How has my career evolved over time?

I did have a brief, or rather a lengthy, I guess I should say, bout with tuberculosis shortly after graduating from medical school in 1952. I went to the Trudeau Sanitarium in New York, which was a place in Saranac Lake where people went when they had to spend a year at rest—which meant bed rest, at the time that was about the only treatment. Shortly after that I think I was put on streptomycin and PAS, and the drugs and rest did put me back on the track.

I did it in a rather different way than most people. I signed myself out of the sanitarium and went home to bed, with a pair of parents who were very supportive of my making that move. And I also, when I was really totally asymptomatic all this time, decided to go to Europe and take my pills with me, and did. I packed one suitcase of medication and another suitcase of clothes, and got a good friend, and spent three months in Europe, on a regime that I programmed for myself, which was 12 hours in bed every night and in the daytime mostly walking around and looking at exhibits and enjoying myself, but not anything strenuous.

I'm pretty sure that my interest in the lung was stimulated by my own experience with minimal tuberculosis. I think that what was most important to me, was to know more about the physiology of the lung.

The experience as a researcher with Dr. Jerry Mead and others at the School of Public Health led me to do a lot of reading and thinking about the lung with guidance from them, and one time I came upon an article which said: "Bubbles from lungs are stable, and have very low surface tension, and that's why the lung can retain air and expiration."

I thought: Gee, that's interesting, that these babies can't do that. The babies' lungs become airless. And they have a hard time getting air in again. Do you think maybe this was important? And I said it to myself, I guess, because I wasn't able to communicate much more than I am to you right now. But when the word "surface tension" surfaced, I said, "Hmm. I need to know more about surface tension, and how it could be lowered in these little babies."

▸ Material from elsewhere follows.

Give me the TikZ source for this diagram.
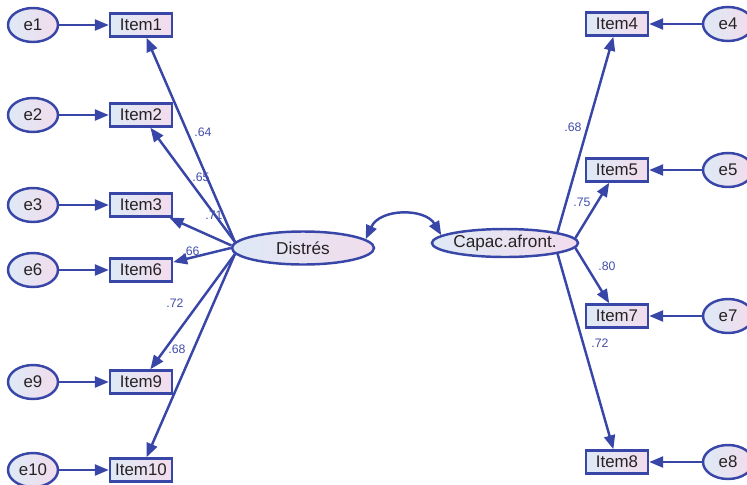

Just then, by doing a literature search, I came upon a very important article by Dr. John Clements, who had a little instrument, a surface film balance to measure surface tension in lungs. As an aside, he was in the Army at the time studying defenses against war gasses. This was in 1957. And what was a baby doctor doing going to visit somebody who was studying war gas defenses? Well, I was the somebody that said, "I've got to meet this man." And one spring vacation, I lived near Philadelphia, I got in my car and drove to Edgewood, Maryland, and John Clements showed me what he was doing. And I, in turn, told him why I wanted to know.

And I said, "I've got little babies who can't retain air in their lung, because the lung just... the little bubbles eventually collapse. And why does the lung retain air?" And he said, "The surface tension changes with surface area." Ahhh. Then I knew I had it, and I had to have a surface tension measuring machine, and I went right back to Boston, and coerced my mentor into building me a little machine like John Clements had so that I, too could measure surface tension on the lungs of the infants.

And I remember the thrill I had when that connection took place, and it was clear that I could make measurements on lungs, because the babies were dying. If I went to the autopsy, I could get a little piece of lung and study it, and also, just looking at the lungs—they had no foam, and they didn't foam when you squeezed these little bits of tissue. And then, of course, I measured the surface tension and found that it was too high in the babies, and got on to lowering it.